> Goal: Print, word for word, the opening line of the data below and every line after it through the line that contains "from matplotlib.patches import Rectangle", but not the pictures.

--- START OF Given information ---

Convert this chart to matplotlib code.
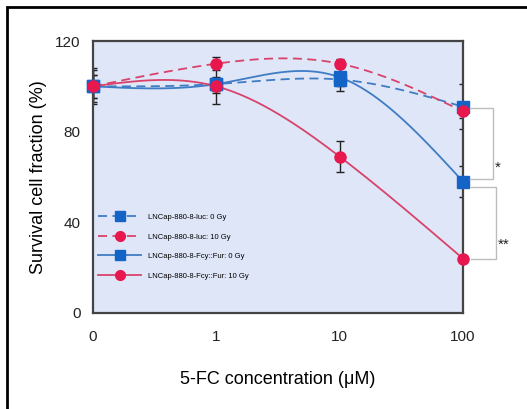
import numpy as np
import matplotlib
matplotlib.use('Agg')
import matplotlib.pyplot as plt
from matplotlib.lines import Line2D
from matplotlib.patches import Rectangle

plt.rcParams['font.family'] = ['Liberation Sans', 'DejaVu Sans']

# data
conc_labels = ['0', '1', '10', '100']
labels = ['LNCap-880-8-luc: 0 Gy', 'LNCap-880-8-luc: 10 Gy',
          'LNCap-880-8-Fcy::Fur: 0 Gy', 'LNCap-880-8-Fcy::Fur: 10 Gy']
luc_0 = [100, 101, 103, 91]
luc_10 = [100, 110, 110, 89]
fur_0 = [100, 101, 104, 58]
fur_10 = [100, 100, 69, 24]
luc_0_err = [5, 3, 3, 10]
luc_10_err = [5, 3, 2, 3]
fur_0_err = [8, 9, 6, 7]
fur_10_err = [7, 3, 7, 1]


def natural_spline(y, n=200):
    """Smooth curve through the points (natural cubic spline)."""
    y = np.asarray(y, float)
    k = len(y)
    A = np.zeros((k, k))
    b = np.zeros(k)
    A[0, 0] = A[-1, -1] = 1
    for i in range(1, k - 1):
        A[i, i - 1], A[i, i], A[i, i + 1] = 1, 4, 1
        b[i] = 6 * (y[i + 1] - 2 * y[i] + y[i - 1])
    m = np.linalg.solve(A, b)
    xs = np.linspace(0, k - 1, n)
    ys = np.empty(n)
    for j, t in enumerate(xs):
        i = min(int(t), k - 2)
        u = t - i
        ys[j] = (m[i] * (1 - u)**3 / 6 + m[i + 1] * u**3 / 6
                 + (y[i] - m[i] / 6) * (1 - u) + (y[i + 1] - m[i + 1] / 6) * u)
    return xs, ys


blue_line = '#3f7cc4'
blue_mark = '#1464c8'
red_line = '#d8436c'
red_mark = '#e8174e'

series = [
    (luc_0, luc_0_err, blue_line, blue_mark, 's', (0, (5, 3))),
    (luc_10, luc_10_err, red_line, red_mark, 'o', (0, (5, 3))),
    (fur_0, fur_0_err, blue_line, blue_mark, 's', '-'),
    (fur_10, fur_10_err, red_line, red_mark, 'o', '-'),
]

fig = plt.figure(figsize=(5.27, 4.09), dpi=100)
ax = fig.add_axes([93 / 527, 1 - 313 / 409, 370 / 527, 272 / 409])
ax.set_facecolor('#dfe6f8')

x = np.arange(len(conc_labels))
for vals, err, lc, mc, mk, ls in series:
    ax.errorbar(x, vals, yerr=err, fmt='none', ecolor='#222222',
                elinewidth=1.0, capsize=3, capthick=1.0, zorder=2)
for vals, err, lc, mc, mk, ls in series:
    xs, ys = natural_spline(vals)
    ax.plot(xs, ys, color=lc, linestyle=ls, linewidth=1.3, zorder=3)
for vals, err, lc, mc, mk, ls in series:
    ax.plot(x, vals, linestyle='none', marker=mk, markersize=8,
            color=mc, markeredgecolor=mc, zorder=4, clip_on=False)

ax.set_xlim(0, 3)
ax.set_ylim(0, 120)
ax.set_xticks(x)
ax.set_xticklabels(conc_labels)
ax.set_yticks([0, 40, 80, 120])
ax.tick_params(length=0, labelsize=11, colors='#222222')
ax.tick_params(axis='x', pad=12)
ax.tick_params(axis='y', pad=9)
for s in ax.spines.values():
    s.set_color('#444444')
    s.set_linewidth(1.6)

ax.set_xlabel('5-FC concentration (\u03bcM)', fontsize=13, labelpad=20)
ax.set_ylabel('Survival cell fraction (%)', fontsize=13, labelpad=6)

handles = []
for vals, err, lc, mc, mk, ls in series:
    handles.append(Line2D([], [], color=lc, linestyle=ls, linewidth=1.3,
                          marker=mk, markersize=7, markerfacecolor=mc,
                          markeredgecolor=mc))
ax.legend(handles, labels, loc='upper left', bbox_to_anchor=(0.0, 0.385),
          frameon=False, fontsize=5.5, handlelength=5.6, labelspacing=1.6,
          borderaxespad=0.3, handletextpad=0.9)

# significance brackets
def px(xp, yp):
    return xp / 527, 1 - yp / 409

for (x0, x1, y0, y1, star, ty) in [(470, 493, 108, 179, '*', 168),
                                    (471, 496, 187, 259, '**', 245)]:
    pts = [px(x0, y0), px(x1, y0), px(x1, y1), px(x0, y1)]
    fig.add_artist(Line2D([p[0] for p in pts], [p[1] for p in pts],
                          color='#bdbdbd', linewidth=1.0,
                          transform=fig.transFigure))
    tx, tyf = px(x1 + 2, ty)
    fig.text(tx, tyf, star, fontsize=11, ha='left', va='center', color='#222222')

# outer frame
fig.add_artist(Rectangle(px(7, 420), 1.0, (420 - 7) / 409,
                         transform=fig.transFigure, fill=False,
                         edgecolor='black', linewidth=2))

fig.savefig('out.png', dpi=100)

--- END OF Given information ---

> Task answer:
Convert this chart to matplotlib code.
import numpy as np
import matplotlib
matplotlib.use('Agg')
import matplotlib.pyplot as plt
from matplotlib.lines import Line2D
from matplotlib.patches import Rectangle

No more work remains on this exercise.